→ **DATA EXTRACT**:
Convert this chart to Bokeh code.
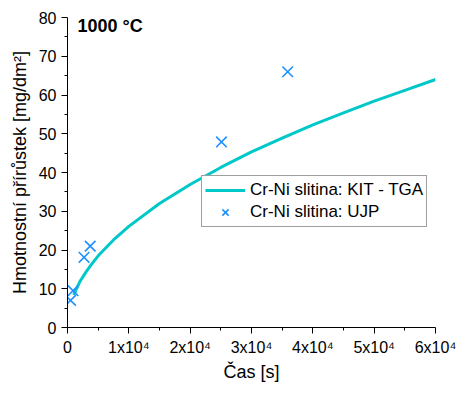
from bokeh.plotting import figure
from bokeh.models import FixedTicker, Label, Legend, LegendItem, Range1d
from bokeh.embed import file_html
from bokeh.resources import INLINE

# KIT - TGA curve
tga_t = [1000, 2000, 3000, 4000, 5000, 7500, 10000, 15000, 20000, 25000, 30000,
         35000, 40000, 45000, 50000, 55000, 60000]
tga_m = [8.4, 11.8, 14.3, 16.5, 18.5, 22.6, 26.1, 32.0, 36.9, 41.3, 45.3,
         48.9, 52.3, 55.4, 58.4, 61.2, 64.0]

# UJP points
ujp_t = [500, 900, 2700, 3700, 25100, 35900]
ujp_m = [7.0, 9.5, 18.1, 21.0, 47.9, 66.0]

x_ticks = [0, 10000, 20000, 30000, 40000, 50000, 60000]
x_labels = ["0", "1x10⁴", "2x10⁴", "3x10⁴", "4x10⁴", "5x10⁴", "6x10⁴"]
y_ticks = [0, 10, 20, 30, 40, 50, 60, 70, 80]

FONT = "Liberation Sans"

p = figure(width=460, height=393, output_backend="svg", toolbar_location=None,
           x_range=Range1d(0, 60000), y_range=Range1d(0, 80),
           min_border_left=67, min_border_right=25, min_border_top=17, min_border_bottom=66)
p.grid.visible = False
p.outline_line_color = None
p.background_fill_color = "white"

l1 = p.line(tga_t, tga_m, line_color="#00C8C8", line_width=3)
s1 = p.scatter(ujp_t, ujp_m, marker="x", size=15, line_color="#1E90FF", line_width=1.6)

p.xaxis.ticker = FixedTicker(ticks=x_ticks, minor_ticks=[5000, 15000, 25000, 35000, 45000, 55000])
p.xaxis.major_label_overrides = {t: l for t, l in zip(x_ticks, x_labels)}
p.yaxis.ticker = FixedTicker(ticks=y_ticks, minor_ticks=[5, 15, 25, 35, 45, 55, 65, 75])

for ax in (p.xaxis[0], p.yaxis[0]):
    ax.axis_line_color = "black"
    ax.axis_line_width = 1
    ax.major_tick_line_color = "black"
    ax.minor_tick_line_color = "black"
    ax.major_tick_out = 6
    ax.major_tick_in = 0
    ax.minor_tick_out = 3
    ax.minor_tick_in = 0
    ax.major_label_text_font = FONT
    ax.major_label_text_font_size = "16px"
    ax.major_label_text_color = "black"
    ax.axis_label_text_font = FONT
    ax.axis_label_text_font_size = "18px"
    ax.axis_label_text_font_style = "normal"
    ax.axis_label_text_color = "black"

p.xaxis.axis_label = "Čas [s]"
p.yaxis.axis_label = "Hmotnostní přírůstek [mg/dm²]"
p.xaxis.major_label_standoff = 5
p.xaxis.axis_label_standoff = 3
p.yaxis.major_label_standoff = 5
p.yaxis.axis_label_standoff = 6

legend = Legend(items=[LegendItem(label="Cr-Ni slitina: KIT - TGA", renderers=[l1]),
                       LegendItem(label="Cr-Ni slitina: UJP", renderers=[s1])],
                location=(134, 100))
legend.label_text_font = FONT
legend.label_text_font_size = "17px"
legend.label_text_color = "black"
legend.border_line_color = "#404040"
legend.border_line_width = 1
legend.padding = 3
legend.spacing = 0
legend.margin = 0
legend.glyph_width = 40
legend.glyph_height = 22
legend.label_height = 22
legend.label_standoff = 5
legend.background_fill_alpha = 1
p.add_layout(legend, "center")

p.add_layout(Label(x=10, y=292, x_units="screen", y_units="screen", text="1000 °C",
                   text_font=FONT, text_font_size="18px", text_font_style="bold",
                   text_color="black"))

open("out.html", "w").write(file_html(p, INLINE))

→ **WHAT YOU NEED TO DO**:
From the top of the listing above, repeat each line exactly until you reach the line containing "48.9, 52.3, 55.4, 58.4, 61.2, 64.0]", and repeat that one too. Leave the pictures out.

→ **ANSWER TO THE EXERCISE**:
Convert this chart to Bokeh code.
from bokeh.plotting import figure
from bokeh.models import FixedTicker, Label, Legend, LegendItem, Range1d
from bokeh.embed import file_html
from bokeh.resources import INLINE

# KIT - TGA curve
tga_t = [1000, 2000, 3000, 4000, 5000, 7500, 10000, 15000, 20000, 25000, 30000,
         35000, 40000, 45000, 50000, 55000, 60000]
tga_m = [8.4, 11.8, 14.3, 16.5, 18.5, 22.6, 26.1, 32.0, 36.9, 41.3, 45.3,
         48.9, 52.3, 55.4, 58.4, 61.2, 64.0]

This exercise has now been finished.